Spoiler alert: This article includes important plot information about the new series Kenobi.
I’ve always considered myself a pop culture theologian. Since my earliest writings for my hometown newspaper, I would take the recent blockbuster film and compare it to our walks of faith. This time, however, Disney’s new Star Wars drama Kenobi hit close to home for me.
For those who haven’t watched this incredible series yet, the six-episode miniseries chronicles a rescue mission headed by Obi Wan Kenobi, famed Jedi master who is in hiding because of the Empire’s quest to rid the galaxy of Jedi and force-sensitive people. The quest is headed by the evil Emperor and Darth Vader, Kenobi’s former apprentice. This miniseries is set 10 years after Revenge of the Sith, part of the prequels. In the original trilogy, Sir Alec Guinness played Obi Wan Kenobi, and we saw Obi Wan played by Ewan McGregor in the prequel trilogy. McGregor reprises his role for this series.
Beyond the rampant nostalgia and nods to other parts of the Star Wars universe, the series paints a deeply lost Kenobi — washed up, without cause or purpose and on the run from the very thing he brought to bear on the universe, his former apprentice now turned evil. Is it just me or am I not the only one who resonates with the great dismay Obi Wan is feeling?
We all go through periods of darkness, that much is true. Jesus himself experienced the wilderness temptation where the full force of evil was rendered against him. Whether it is the pain of the past or the present suffering we find ourselves lost in, we aren’t meant for this moment. We are washed up like Kenobi. We aren’t meant for much more than the scrap yards.
In Romans, Paul writes “I consider that the sufferings of this present time are not worth comparing with the glory about to be revealed to us.” This is the verse I would pastorally share with Obi Wan given the chance — the faith in the force he is looking for will return, the situation may be ever grimmer and yet the fulness of what God will do will bring all things to redemption and completion.
In a world so deeply broken at every turn, it is easy to begin to wonder if anything good can come from this present time — that’s the temptation we all face. We all know this isn’t the last school shooting, this isn’t the end of the reproductive health debate or the continued fight for marriage equality. Racism is still running rampant, and the polarization of our politics is second only to the antebellum period. The church seems like a ship without a captain, and we feel our trust in Washington has failed us too many times.
“In a world so deeply broken at every turn, it is easy to begin to wonder if anything good can come from this present time.”
And yet, in the Kenobi series we see the dawning of a new age of people who can and do save the day. As we know, Leia and Luke Skywalker do ultimately save the galaxy from their father, Darth Vader.
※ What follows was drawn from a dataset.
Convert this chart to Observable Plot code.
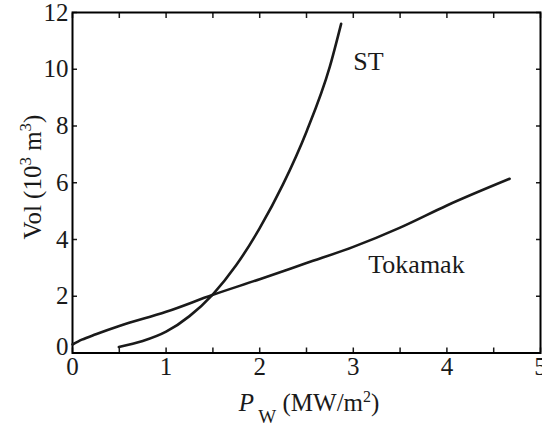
<!DOCTYPE html>
<html><head>
<meta charset="utf-8">
<script src="https://cdn.jsdelivr.net/npm/d3@7"></script>
<script src="https://cdn.jsdelivr.net/npm/@observablehq/plot@0.6"></script>
<style>body{margin:0;background:#fff}</style>
</head><body><div id="chart"></div>
<script>
// Tokamak curve
const tokX = [0.0, 0.1, 0.25, 0.5, 1.0, 1.5, 2.0, 2.5, 3.0, 3.5, 4.0, 4.67];
const tokY = [0.30, 0.47, 0.66, 0.95, 1.45, 2.05, 2.6, 3.17, 3.74, 4.42, 5.2, 6.14];
// ST curve
const stX = [0.495, 0.75, 1.0, 1.25, 1.5, 1.75, 2.0, 2.25, 2.5, 2.75, 2.87];
const stY = [0.21, 0.42, 0.75, 1.3, 2.07, 3.1, 4.4, 5.95, 7.8, 10.1, 11.6];
// ticks
const xTicks = [0, 0.5, 1, 1.5, 2, 2.5, 3, 3.5, 4, 4.5, 5];
const xTickLabels = [0, 1, 2, 3, 4, 5];
const yTicks = [0, 2, 4, 6, 8, 10, 12];
const yTickLabelsUpper = [2, 4, 6, 8, 10, 12];
const yTickLabelZero = [0];
// curve annotations
const annText = ["ST", "Tokamak"];
const annX = [3.0, 3.16];
const annY = [10.25, 3.12];

const tok = tokX.map((x, i) => ({x, y: tokY[i]}));
const st = stX.map((x, i) => ({x, y: stY[i]}));
const ann = annText.map((t, i) => ({t, x: annX[i], y: annY[i]}));

const ink = "#1a1a1a";
const font = "'Liberation Serif', 'Times New Roman', serif";
const fmt = d => String(d);

const chart = Plot.plot({
  width: 542,
  height: 426,
  marginLeft: 72,
  marginRight: 2,
  marginTop: 12,
  marginBottom: 73.5,
  style: {fontFamily: font, fontSize: "25px", color: ink, background: "#fff"},
  x: {domain: [0, 5]},
  y: {domain: [0, 12]},
  marks: [
    Plot.axisX({ticks: xTicks, tickSize: -5, tickFormat: () => "", label: null, anchor: "bottom", strokeWidth: 1.5}),
    Plot.axisX({ticks: xTicks, tickSize: -5, tickFormat: () => "", label: null, anchor: "top", strokeWidth: 1.5}),
    Plot.axisY({ticks: yTicks, tickSize: -5, tickFormat: () => "", label: null, anchor: "left", strokeWidth: 1.5}),
    Plot.axisY({ticks: yTicks, tickSize: -5, tickFormat: () => "", label: null, anchor: "right", strokeWidth: 1.5}),
    Plot.axisX({ticks: xTickLabels, tickFormat: fmt, tickSize: 0, tickPadding: 4, label: null, anchor: "bottom", fontSize: 25, fontFamily: font, fill: ink}),
    Plot.axisY({ticks: yTickLabelsUpper, tickFormat: fmt, tickSize: 0, tickPadding: 4, label: null, anchor: "left", fontSize: 25, fontFamily: font, fill: ink}),
    Plot.axisY({ticks: yTickLabelZero, tickFormat: fmt, tickSize: 0, tickPadding: 4, label: null, anchor: "left", fontSize: 25, fontFamily: font, fill: ink, dy: -6}),
    Plot.frame({stroke: "#000", strokeWidth: 2}),
    Plot.line(tok, {x: "x", y: "y", curve: "monotone-x", stroke: ink, strokeWidth: 2.6}),
    Plot.line(st, {x: "x", y: "y", curve: "monotone-x", stroke: ink, strokeWidth: 2.6}),
    Plot.text(ann, {x: "x", y: "y", text: "t", textAnchor: "start", fontSize: 26, fontFamily: font, fill: ink})
  ]
});

const svg = d3.select(chart);
svg.style("font-family", font);
svg.selectAll("text").style("font-family", font);
// x-axis label
const xl = svg.append("text")
  .attr("x", 309).attr("y", 411)
  .attr("text-anchor", "middle")
  .attr("fill", ink)
  .style("font-family", font).style("font-size", "25px");
xl.append("tspan").attr("font-style", "italic").text("P");
xl.append("tspan").attr("font-size", "19px").attr("dy", 12).text(" W");
xl.append("tspan").attr("dy", -12).text(" (MW/m");
xl.append("tspan").attr("font-size", "16px").attr("dy", -9).text("2");
xl.append("tspan").attr("dy", 9).text(")");
// y-axis label
const yl = svg.append("text")
  .attr("transform", "translate(41,177) rotate(-90)")
  .attr("text-anchor", "middle")
  .attr("fill", ink)
  .style("font-family", font).style("font-size", "25px");
yl.append("tspan").text("Vol (10");
yl.append("tspan").attr("font-size", "17px").attr("dy", -10).text("3");
yl.append("tspan").attr("dy", 10).text(" m");
yl.append("tspan").attr("font-size", "17px").attr("dy", -10).text("3");
yl.append("tspan").attr("dy", 10).text(")");

document.getElementById("chart").appendChild(chart);
</script>
</body></html>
We see the budding diplomacy of a 10-year-old Leia and the adventure seeking of a 10-year-old Luke.
I see this spirit in my own daughters and my conviction they will do far more than I ever could have hoped. This isn’t abdicating my responsibility and putting it off on another generation but a commission to make sure every issue we leave behind will be one already on its way to being solved.
Recently I tweeted a picture of my daughter at Mark Hamill, who played the original Luke Skywalker. He remarked, “Cutest Jedi EVER!” After I picked myself up off the floor, I recognized she was living out something I wanted her to see — a love for a series I love deeply. She was making it her own and making waves in doing so.
At a particularly difficult juncture in my life, I was told by someone that the change I want is generational and I may not see it come to pass, that I had to do the work I am called to do with eternity in mind. The same is true for all our callings. We may not see the empires of this world crushed under the heel of systemic change, but the little ways we rebel against those tightly held policies of the empire will help make the change possible. And when it does come, we will either see it here or in the hereafter, knowing we did all we could.
Don’t let the feelings of washed-up dismay prevent you from the future glory yet to be revealed. Don’t give up — after all, as they said in another Star Wars film (Rogue One), “rebellions are built on hope.”
Rob Lee is a pastor and author. He attended Appalachian State University and Duke University. He lives in Statesville, North Carolina with his wife, two daughters, and poodle Frank.